Repeat, please, only the lines from the top of the data down to the line with "plt.rcParams['font.family'] = ['Lato', 'DejaVu"; include both of those lines.

--- START Dataset content ---

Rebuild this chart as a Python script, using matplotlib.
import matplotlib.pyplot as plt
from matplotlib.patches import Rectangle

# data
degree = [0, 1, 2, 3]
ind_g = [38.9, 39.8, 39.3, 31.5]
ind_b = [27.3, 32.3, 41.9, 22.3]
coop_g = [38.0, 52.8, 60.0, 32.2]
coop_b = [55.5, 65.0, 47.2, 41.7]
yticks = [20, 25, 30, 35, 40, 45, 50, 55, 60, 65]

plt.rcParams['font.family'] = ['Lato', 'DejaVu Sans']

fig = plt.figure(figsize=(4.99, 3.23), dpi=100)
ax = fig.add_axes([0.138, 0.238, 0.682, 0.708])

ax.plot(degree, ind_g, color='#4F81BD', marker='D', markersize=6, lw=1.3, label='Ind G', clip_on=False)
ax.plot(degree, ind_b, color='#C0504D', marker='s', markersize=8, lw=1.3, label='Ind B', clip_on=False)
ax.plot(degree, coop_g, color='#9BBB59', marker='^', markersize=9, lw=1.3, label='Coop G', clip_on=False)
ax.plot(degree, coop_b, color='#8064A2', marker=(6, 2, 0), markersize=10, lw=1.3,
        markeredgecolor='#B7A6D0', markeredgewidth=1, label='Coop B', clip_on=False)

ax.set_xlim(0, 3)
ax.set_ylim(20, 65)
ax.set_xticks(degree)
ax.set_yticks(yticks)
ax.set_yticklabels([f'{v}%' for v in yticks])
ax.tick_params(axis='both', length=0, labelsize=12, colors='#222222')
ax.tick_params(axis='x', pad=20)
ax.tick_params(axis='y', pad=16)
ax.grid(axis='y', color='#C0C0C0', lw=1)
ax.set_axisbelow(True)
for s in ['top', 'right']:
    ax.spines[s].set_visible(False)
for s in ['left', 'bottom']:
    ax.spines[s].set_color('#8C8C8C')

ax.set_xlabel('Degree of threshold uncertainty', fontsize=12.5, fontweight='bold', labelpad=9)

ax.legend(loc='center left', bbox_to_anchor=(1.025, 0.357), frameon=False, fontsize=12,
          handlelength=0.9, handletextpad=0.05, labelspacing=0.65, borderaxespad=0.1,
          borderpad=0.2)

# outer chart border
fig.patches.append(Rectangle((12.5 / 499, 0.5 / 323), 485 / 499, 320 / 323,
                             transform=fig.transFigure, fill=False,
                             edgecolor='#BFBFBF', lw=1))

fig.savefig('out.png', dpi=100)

--- END Dataset content ---

_The output:_
Rebuild this chart as a Python script, using matplotlib.
import matplotlib.pyplot as plt
from matplotlib.patches import Rectangle

# data
degree = [0, 1, 2, 3]
ind_g = [38.9, 39.8, 39.3, 31.5]
ind_b = [27.3, 32.3, 41.9, 22.3]
coop_g = [38.0, 52.8, 60.0, 32.2]
coop_b = [55.5, 65.0, 47.2, 41.7]
yticks = [20, 25, 30, 35, 40, 45, 50, 55, 60, 65]

plt.rcParams['font.family'] = ['Lato', 'DejaVu Sans']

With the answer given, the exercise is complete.